I've repeatedly mentioned that the main advantage of G–tests over chi-square tests is "additivity," and it's finally time to illustrate this. In our example, the \(G\)-value for the test of independence was \(6.750\), with \(5\) degrees of freedom, and the \(G\)-value for the goodness-of-fit test for the pooled data was \(25.067\), with \(1\) degree of freedom. Adding those together gives \(G=31.817\) with \(6\) degrees of freedom, which is exactly the same as the total of the \(6\) individual goodness-of-fit tests. Isn't that amazing? So you can partition the total deviation from the null hypothesis into the portion due to deviation of the pooled data from the null hypothesis of a \(1:1\) ratio, and the portion due to variation among the replicates.

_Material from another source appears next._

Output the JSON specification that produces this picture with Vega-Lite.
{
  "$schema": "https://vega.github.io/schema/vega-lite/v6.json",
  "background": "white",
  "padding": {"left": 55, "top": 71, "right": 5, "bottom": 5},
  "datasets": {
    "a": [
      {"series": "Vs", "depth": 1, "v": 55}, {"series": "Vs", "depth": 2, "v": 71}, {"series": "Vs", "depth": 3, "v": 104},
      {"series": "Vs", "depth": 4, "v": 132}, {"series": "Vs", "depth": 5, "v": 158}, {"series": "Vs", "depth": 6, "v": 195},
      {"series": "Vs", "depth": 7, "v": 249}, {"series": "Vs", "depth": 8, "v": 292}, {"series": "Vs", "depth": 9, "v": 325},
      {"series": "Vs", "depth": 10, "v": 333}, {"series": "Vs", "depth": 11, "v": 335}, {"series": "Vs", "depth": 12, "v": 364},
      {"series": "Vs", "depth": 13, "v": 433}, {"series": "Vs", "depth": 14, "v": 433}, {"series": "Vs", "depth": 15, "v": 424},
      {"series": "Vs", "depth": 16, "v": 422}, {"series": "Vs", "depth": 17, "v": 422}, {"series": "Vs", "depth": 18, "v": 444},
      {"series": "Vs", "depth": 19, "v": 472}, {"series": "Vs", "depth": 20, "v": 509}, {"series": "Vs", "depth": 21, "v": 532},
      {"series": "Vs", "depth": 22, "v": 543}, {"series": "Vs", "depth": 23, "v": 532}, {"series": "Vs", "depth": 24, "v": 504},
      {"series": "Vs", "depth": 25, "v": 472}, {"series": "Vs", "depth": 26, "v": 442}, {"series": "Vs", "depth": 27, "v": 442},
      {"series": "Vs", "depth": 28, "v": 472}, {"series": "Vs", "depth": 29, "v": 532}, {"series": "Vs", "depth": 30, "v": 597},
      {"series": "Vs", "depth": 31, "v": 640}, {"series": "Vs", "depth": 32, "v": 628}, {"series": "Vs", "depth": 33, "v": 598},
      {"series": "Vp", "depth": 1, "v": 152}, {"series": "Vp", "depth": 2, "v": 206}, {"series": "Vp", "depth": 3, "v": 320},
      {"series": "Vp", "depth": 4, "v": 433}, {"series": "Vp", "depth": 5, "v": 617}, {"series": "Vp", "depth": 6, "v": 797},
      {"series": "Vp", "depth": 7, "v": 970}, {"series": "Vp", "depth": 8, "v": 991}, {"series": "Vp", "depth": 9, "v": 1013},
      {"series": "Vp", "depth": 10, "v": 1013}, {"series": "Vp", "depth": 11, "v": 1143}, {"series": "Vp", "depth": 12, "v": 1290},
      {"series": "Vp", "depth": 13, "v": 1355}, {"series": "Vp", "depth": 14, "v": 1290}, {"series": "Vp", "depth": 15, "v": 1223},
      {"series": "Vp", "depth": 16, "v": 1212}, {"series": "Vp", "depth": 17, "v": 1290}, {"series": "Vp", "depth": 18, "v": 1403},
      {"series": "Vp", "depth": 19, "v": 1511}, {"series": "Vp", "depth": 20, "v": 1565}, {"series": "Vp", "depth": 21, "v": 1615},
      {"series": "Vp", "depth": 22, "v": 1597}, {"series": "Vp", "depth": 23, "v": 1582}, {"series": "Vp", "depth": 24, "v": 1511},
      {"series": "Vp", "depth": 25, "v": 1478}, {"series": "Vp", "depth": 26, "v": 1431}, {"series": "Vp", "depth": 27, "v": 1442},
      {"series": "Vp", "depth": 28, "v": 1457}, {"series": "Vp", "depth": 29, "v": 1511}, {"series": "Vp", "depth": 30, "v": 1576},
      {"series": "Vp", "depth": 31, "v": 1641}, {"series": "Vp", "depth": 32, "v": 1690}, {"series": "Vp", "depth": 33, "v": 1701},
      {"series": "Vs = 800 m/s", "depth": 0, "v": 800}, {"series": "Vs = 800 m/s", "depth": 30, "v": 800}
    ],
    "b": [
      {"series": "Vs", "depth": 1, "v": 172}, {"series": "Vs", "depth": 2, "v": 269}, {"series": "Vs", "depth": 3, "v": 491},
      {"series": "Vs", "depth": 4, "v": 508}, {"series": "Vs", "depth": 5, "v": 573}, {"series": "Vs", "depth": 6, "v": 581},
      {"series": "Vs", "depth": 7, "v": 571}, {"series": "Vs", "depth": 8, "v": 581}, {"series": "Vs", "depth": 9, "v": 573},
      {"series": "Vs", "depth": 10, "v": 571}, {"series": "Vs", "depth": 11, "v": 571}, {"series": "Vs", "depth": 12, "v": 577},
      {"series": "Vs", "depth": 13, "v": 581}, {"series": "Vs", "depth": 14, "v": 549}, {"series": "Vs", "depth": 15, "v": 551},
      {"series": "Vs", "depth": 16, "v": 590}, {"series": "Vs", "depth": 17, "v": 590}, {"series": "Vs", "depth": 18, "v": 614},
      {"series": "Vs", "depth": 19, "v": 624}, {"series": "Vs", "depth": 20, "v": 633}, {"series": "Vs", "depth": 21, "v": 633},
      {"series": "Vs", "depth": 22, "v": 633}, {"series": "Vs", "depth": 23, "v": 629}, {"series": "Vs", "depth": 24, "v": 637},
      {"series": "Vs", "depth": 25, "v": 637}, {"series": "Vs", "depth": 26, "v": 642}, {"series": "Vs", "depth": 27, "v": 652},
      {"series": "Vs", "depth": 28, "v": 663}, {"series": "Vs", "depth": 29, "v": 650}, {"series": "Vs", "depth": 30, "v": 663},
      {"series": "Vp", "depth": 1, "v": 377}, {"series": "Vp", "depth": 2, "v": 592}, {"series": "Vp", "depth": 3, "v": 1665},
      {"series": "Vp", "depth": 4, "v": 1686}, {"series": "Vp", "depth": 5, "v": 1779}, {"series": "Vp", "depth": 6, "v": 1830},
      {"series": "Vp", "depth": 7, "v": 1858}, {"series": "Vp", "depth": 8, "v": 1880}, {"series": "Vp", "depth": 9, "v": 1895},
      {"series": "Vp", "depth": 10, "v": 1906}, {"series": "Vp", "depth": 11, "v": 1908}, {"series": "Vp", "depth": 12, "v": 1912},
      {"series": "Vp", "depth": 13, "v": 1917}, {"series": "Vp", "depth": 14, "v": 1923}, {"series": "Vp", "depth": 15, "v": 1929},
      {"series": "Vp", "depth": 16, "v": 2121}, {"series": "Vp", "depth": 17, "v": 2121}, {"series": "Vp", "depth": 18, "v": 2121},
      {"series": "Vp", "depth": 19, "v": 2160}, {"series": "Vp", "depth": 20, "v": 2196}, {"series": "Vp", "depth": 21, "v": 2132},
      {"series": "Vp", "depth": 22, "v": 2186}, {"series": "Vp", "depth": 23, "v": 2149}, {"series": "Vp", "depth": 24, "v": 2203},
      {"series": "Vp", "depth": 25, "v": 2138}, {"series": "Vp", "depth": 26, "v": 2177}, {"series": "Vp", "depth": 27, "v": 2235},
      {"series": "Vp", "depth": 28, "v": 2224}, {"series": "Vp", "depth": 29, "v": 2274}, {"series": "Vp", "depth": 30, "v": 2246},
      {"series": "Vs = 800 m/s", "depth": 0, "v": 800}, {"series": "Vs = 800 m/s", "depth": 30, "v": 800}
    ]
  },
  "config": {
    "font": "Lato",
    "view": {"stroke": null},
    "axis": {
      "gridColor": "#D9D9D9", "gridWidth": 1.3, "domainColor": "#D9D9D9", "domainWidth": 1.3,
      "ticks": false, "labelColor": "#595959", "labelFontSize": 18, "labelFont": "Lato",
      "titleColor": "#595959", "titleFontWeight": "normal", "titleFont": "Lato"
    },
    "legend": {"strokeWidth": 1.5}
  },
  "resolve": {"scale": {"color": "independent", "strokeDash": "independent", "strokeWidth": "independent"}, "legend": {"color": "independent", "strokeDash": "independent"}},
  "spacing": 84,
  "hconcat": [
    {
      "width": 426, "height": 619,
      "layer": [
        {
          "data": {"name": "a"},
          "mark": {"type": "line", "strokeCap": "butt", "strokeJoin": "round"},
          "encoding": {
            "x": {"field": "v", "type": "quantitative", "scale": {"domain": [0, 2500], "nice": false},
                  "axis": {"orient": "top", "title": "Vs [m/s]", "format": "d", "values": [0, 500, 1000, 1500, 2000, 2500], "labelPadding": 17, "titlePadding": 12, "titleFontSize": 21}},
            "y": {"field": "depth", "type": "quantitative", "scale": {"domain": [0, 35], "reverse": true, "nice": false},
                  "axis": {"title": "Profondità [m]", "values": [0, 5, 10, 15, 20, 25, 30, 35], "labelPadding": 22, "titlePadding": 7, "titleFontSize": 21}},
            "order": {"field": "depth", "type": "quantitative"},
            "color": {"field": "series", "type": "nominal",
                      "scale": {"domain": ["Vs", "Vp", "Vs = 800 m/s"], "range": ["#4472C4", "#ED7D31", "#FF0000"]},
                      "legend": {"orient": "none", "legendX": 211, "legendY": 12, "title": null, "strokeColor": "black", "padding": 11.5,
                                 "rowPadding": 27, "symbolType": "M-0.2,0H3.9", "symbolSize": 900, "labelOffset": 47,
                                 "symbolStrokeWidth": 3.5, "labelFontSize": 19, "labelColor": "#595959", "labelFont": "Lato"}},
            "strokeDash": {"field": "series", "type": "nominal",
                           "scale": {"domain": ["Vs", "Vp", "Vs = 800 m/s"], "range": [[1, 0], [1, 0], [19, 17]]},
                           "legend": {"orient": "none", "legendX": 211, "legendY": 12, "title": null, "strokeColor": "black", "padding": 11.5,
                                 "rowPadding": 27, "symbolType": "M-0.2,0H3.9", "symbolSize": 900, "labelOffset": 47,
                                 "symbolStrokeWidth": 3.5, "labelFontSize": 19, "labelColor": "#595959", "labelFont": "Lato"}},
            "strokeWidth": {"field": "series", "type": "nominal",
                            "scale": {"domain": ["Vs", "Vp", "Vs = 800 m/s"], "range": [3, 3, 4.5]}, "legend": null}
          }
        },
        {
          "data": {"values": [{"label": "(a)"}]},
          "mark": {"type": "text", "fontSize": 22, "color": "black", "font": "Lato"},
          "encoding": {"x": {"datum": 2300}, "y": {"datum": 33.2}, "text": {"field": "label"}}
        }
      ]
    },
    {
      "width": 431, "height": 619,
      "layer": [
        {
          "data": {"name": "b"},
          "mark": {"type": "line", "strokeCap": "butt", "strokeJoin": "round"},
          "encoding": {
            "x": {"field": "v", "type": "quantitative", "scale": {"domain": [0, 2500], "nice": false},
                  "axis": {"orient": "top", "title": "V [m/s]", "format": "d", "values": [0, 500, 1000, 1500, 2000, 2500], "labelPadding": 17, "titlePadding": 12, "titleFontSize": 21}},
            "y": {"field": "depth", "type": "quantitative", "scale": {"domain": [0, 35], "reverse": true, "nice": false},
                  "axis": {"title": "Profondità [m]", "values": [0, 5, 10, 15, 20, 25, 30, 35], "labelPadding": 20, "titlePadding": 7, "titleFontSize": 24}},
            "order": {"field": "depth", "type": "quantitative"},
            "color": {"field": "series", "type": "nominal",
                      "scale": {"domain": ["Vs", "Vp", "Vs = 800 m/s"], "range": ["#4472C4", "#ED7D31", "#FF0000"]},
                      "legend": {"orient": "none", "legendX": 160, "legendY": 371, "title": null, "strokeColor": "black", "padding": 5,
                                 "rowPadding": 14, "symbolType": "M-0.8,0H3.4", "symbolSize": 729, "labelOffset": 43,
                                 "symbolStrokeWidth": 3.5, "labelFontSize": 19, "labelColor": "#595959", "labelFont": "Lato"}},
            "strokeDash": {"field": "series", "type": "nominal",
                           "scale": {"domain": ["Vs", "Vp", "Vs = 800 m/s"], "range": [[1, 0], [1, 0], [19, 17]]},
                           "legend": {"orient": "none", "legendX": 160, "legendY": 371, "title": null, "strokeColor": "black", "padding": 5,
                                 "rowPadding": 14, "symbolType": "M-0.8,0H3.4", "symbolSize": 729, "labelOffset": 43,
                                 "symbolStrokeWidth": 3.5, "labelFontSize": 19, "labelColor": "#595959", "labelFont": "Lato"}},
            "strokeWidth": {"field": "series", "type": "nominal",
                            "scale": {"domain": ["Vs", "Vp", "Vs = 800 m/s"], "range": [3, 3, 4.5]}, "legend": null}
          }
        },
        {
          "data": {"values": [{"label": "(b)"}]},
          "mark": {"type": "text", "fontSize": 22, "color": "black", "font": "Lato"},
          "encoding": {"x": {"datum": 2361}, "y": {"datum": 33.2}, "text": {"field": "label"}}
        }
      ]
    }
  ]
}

It's just an interesting little note for this design, but additivity becomes more important for more elaborate experimental designs.

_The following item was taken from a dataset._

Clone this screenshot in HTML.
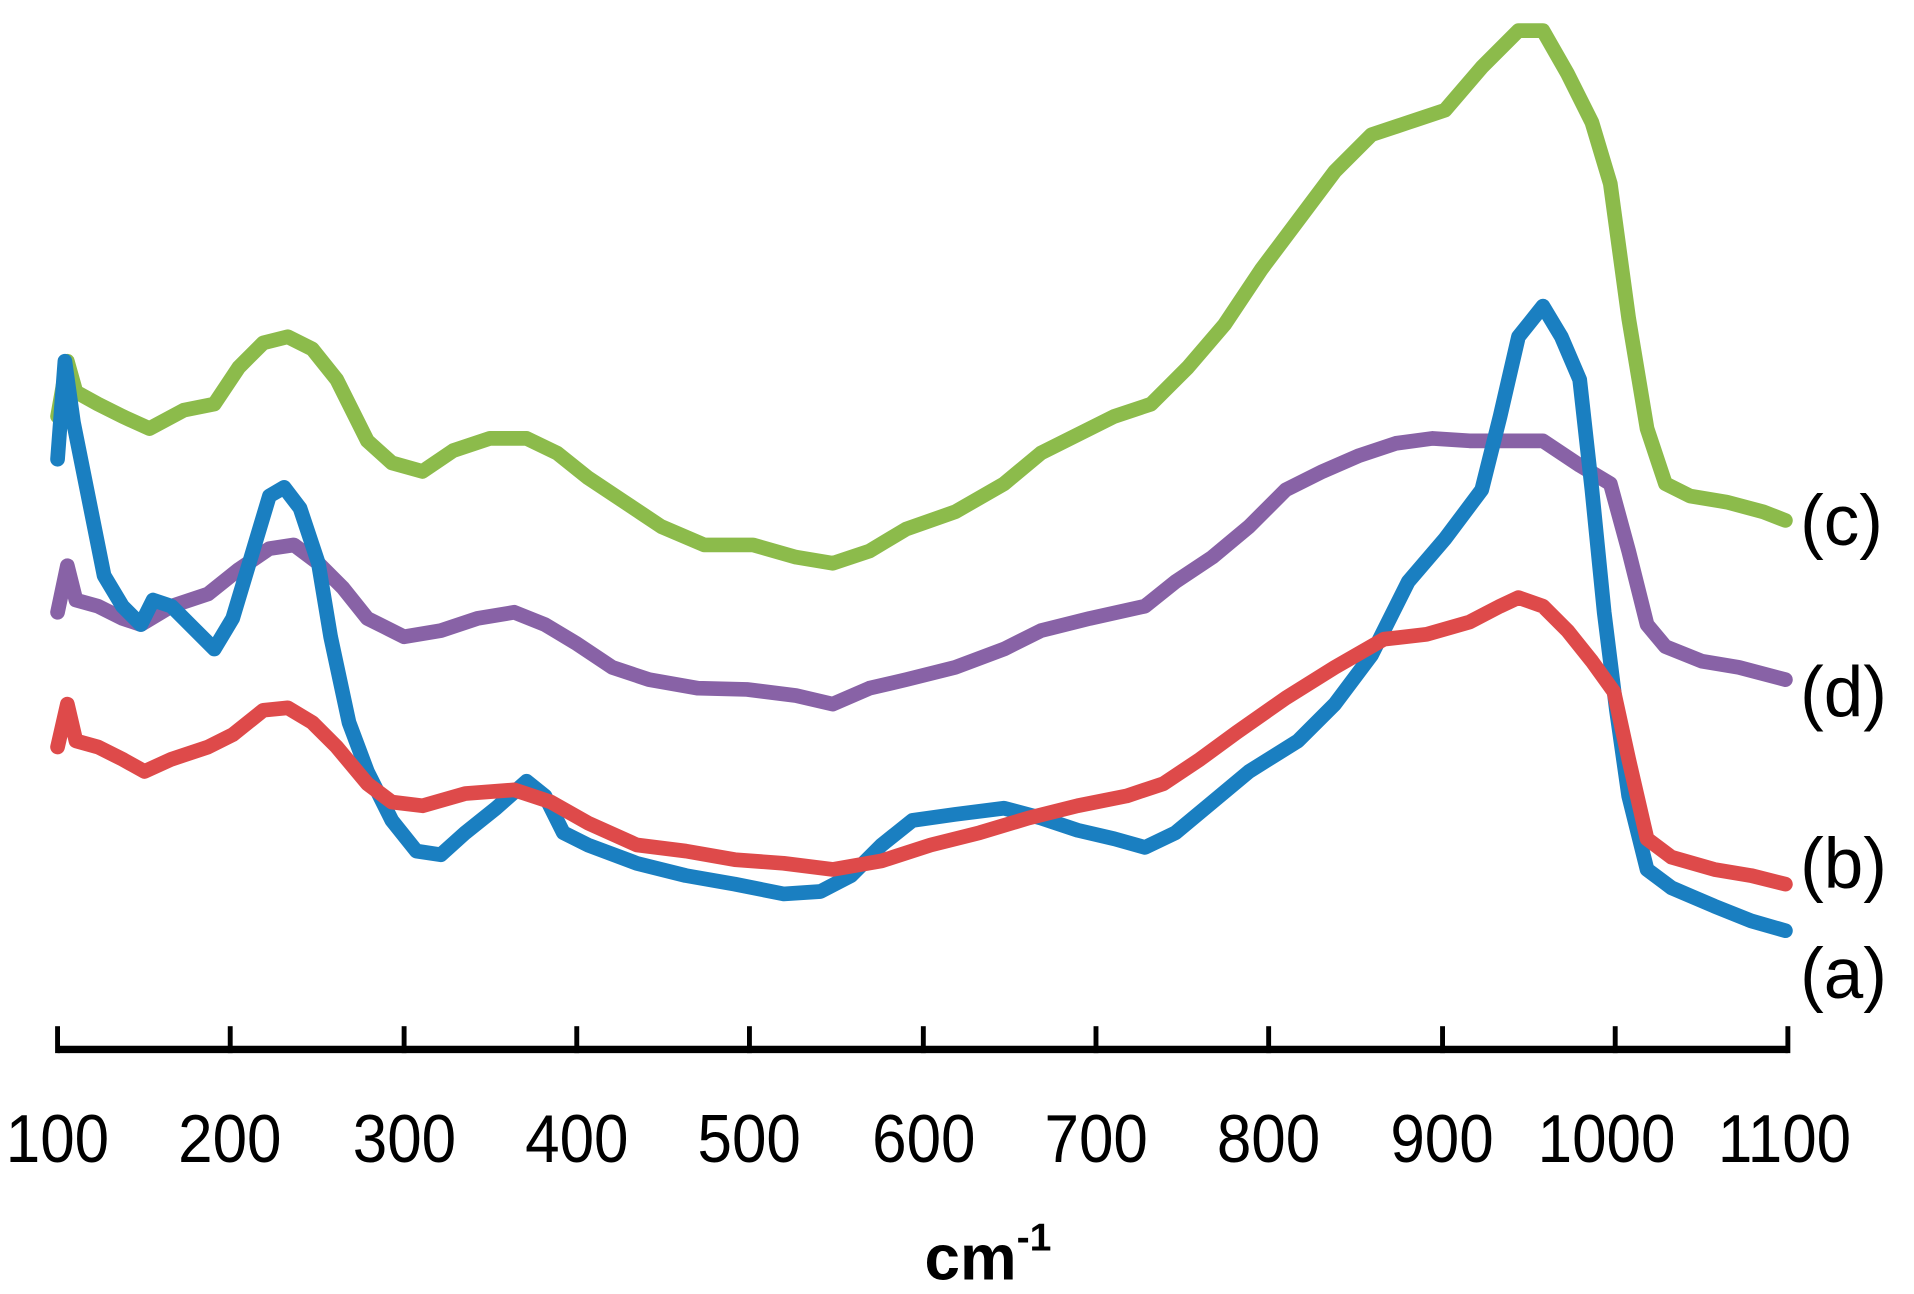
<!DOCTYPE html>
<html><head><meta charset="utf-8"><style>html,body{margin:0;padding:0;background:#fff}svg{display:block}</style></head>
<body>
<svg width="1914" height="1294" viewBox="0 0 1563 1056.7" xmlns="http://www.w3.org/2000/svg" font-family="Liberation Sans, sans-serif">
<g fill="none" stroke-linejoin="round" stroke-linecap="round" stroke-width="12">
<polyline stroke="#8cbb4b" points="47,340 55,295 62,320 80,330 100,340 122,350 150,335 175,330 195,300 215,280 235,275 255,285 275,310 300,360 320,378 345,385 370,368 400,358 430,358 455,370 480,390 510,410 540,430 575,445 615,445 650,455 680,460 710,450 740,432 780,418 820,395 850,370 880,355 910,340 940,330 970,300 1000,265 1030,220 1060,180 1090,140 1120,110 1150,100 1180,90 1210,55 1240,25 1260,25 1280,60 1300,100 1315,150 1330,260 1345,350 1360,395 1380,405 1410,410 1440,418 1458,425"/>
<polyline stroke="#8862a6" points="47,500 55,462 62,490 80,495 100,505 115,510 140,495 170,485 195,465 220,448 240,445 260,460 280,480 300,505 330,520 360,515 390,505 420,500 445,510 470,525 500,545 530,555 570,562 610,563 650,568 680,575 710,562 740,555 780,545 820,530 850,515 890,505 935,495 960,475 990,455 1020,430 1050,400 1080,385 1110,372 1140,362 1170,358 1200,360 1230,360 1260,360 1290,380 1315,395 1330,450 1345,510 1360,528 1390,540 1420,545 1458,555"/>
<polyline stroke="#1a7fc1" points="47,375 53,295 60,345 75,420 85,470 100,495 115,510 125,490 140,495 160,515 175,530 190,505 205,455 220,405 232,398 245,415 260,460 270,520 285,590 300,630 320,670 340,695 360,698 380,680 405,660 430,638 445,650 460,680 480,690 520,705 560,715 600,722 640,730 670,728 695,715 720,690 745,670 780,665 820,660 850,668 880,678 910,685 935,692 960,680 990,655 1020,630 1060,605 1090,575 1120,535 1150,475 1180,440 1210,400 1225,340 1240,275 1260,250 1275,275 1290,310 1300,400 1310,500 1320,580 1330,650 1345,710 1365,725 1400,740 1430,752 1458,760"/>
<polyline stroke="#de4a4a" points="47,610 55,575 62,605 80,610 100,620 118,630 140,620 170,610 190,600 215,580 235,578 255,590 275,610 300,640 320,655 345,658 380,648 420,645 450,655 480,672 520,690 560,695 600,702 640,705 680,710 720,703 760,690 800,680 840,668 880,658 920,650 950,640 980,620 1010,598 1050,570 1090,545 1130,522 1165,518 1200,508 1225,495 1240,488 1260,495 1280,515 1300,540 1318,565 1330,620 1345,685 1365,700 1400,710 1430,715 1458,722"/>
</g>
<g stroke="#000" stroke-width="4">
<line x1="47" y1="857" x2="1460" y2="857" stroke-width="6"/>
<line x1="47" y1="838" x2="47" y2="860"/><line x1="188" y1="838" x2="188" y2="860"/><line x1="330" y1="838" x2="330" y2="860"/><line x1="471" y1="838" x2="471" y2="860"/><line x1="612" y1="838" x2="612" y2="860"/><line x1="754" y1="838" x2="754" y2="860"/><line x1="895" y1="838" x2="895" y2="860"/><line x1="1036" y1="838" x2="1036" y2="860"/><line x1="1178" y1="838" x2="1178" y2="860"/><line x1="1319" y1="838" x2="1319" y2="860"/><line x1="1460" y1="838" x2="1460" y2="860"/>
</g>
<g font-size="55" text-anchor="middle" fill="#000" transform="scale(0.92,1)">
<text x="51" y="949">100</text><text x="204" y="949">200</text><text x="359" y="949">300</text><text x="512" y="949">400</text><text x="665" y="949">500</text><text x="820" y="949">600</text><text x="973" y="949">700</text><text x="1126" y="949">800</text><text x="1280" y="949">900</text><text x="1426" y="949">1000</text><text x="1584" y="949">1100</text>
</g>
<text x="755" y="1045" font-size="52" font-weight="bold">cm<tspan font-size="32" dy="-24">-1</tspan></text>
<g font-size="58" fill="#000">
<text x="1470" y="445">(c)</text><text x="1470" y="585">(d)</text><text x="1470" y="725">(b)</text><text x="1470" y="815">(a)</text>
</g>
</svg>
</body></html>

Chi-square values are not additive. If you do the above analysis with chi-square tests, the test of independence gives a chi-square value of \(6.749\) and the goodness-of-fit test of the pooled data gives a chi-square value of \(25.067\), which adds up to \(31.816\). The 6 individual goodness-of-fit tests give chi-square values that add up to \(31.684\), which is close to \(31.816\) but not exactly the same.
Similar tests
If the numbers are small, you may want to use exact tests instead of G–tests. You'll lose the additivity and the ability to test the total fit, but the other results may be more accurate. First, do an exact test of goodness-of-fit for each replicate. Next, do Fisher's exact test of independence to compare the proportions in the different replicates. If Fisher's test is not significant, pool the data and do an exact test of goodness-of-fit on the pooled data.
Note that I'm not saying how small your numbers should be to make you uncomfortable using G–tests. If some of your numbers are less than \(10\) or so, you should probably consider using exact tests, while if all of your numbers are in the \(10s\) or \(100s\), you're probably okay using G–tests. In part this will depend on how important it is to test the total \(G\)-value.
If you have repeated tests of independence, instead of repeated tests of goodness-of-fit, you should use the Cochran-Mantel-Haenszel test.